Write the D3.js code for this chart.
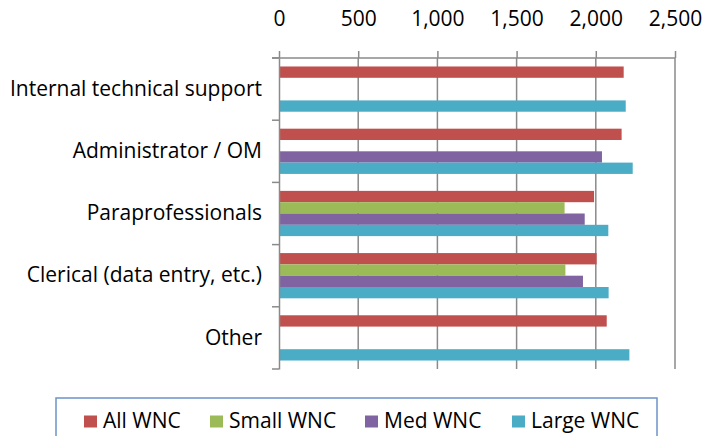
<!DOCTYPE html>
<html>
<head>
<meta charset="utf-8">
<script src="https://cdn.jsdelivr.net/npm/d3@7"></script>
<style>
body{margin:0;background:#fff;}
text{font-family:"Open Sans",sans-serif;fill:#000;}
</style>
</head>
<body>
<div id="chart"><svg width="721" height="436"></svg></div>
<script>
var categories = ["Internal technical support","Administrator / OM","Paraprofessionals","Clerical (data entry, etc.)","Other"];
var series = ["All WNC","Small WNC","Med WNC","Large WNC"];
var allWNC = [2176, 2163, 1989, 2005, 2069];
var smallWNC = [null, null, 1803, 1808, null];
var medWNC = [null, 2039, 1930, 1919, null];
var largeWNC = [2189, 2233, 2079, 2081, 2212];
var ticks = [0, 500, 1000, 1500, 2000, 2500];
var colors = ["#C0504D","#9BBB59","#8064A2","#4BACC6"];

function drawChart(){
var values = [allWNC, smallWNC, medWNC, largeWNC];
var rows = [];
categories.forEach(function(c, i){
 series.forEach(function(s, j){
  if (values[j][i] != null) rows.push({cat: c, ser: s, val: values[j][i], col: colors[j]});
 });
});

var svg = d3.select("#chart").select("svg");
var pL = 279, pR = 675, pT = 58, pB = 369;

var x = d3.scaleLinear().domain([0, 2500]).range([pL, pR]);
var y = d3.scaleBand().domain(categories).range([pT, pB]).padding(0);
var ys = d3.scaleBand().domain(series).range([0, y.bandwidth()]).paddingInner(0).paddingOuter(0.75);

// gridlines
svg.append("g").selectAll("line").data(ticks.slice(1)).enter().append("line")
 .attr("x1", function(d){ return x(d); }).attr("x2", function(d){ return x(d); })
 .attr("y1", pT).attr("y2", pB)
 .attr("stroke", "#8a8a8a").attr("stroke-width", 1.5);

// bars
svg.append("g").selectAll("rect").data(rows).enter().append("rect")
 .attr("x", x(0))
 .attr("y", function(d){ return y(d.cat) + ys(d.ser); })
 .attr("width", function(d){ return x(d.val) - x(0); })
 .attr("height", ys.bandwidth())
 .attr("fill", function(d){ return d.col; });

// top value axis
var xa = svg.append("g").attr("transform", "translate(0," + pT + ")")
 .call(d3.axisTop(x).tickValues(ticks).tickSize(7).tickPadding(25).tickFormat(d3.format(",")));
xa.select(".domain").remove();
xa.selectAll("line").attr("stroke", "#8a8a8a").attr("stroke-width", 1.5);
xa.selectAll("text").style("font-size", "21px").attr("font-family", null);
svg.append("line").attr("x1", pL - 7).attr("x2", pR).attr("y1", pT).attr("y2", pT)
 .attr("stroke", "#8a8a8a").attr("stroke-width", 1.5);

// category axis
var ya = svg.append("g").attr("transform", "translate(" + pL + ",0)")
 .call(d3.axisLeft(y).tickSize(0).tickPadding(17));
ya.select(".domain").attr("stroke", "#8a8a8a").attr("stroke-width", 1.5);
ya.selectAll("text").style("font-size", "21px").attr("font-family", null);
svg.append("g").selectAll("line").data(categories.concat(["end"])).enter().append("line")
 .attr("x1", pL - 7).attr("x2", pL)
 .attr("y1", function(d){ return d == "end" ? pB : y(d); })
 .attr("y2", function(d){ return d == "end" ? pB : y(d); })
 .attr("stroke", "#8a8a8a").attr("stroke-width", 1.5);

// legend
svg.append("rect").attr("x", 56).attr("y", 398).attr("width", 601).attr("height", 60)
 .attr("fill", "none").attr("stroke", "#6b93c8").attr("stroke-width", 1.5);
var legX = [84, 210, 365, 512];
var leg = svg.append("g").selectAll("g").data(series).enter().append("g")
 .attr("transform", function(d, i){ return "translate(" + legX[i] + ",0)"; });
leg.append("rect").attr("x", 0).attr("y", 415.5).attr("width", 13).attr("height", 12)
 .attr("fill", function(d, i){ return colors[i]; });
leg.append("text").attr("x", 19).attr("y", 427.5).style("font-size", "21px").text(function(d){ return d; });
}
drawChart();
</script>
</body>
</html>
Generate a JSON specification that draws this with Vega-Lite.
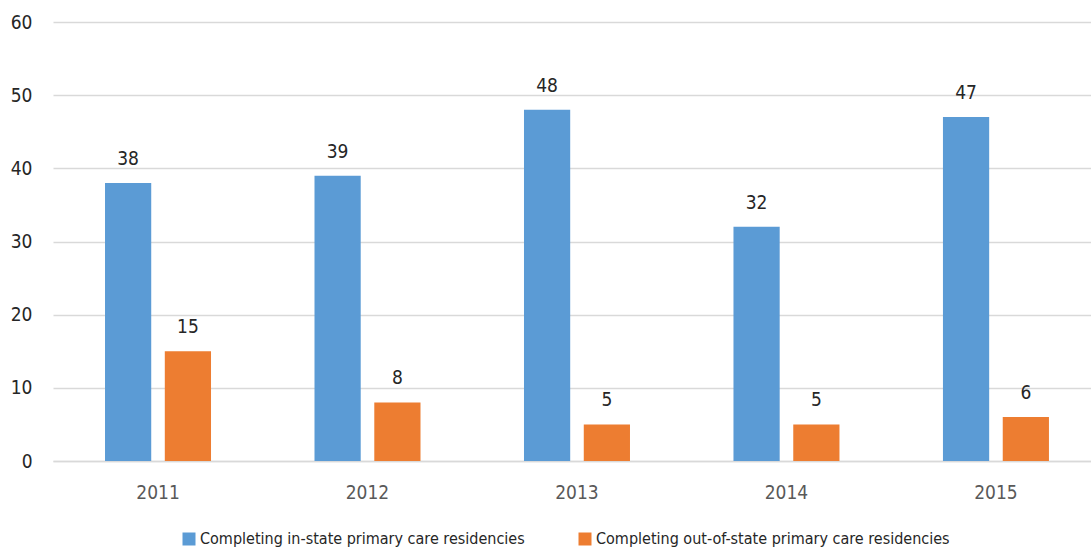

====

## Prompt
Look through the lines above and collect those with the word "this".

## Written response
Write the D3.js code for this chart.
Generate a JSON specification that draws this with Vega-Lite.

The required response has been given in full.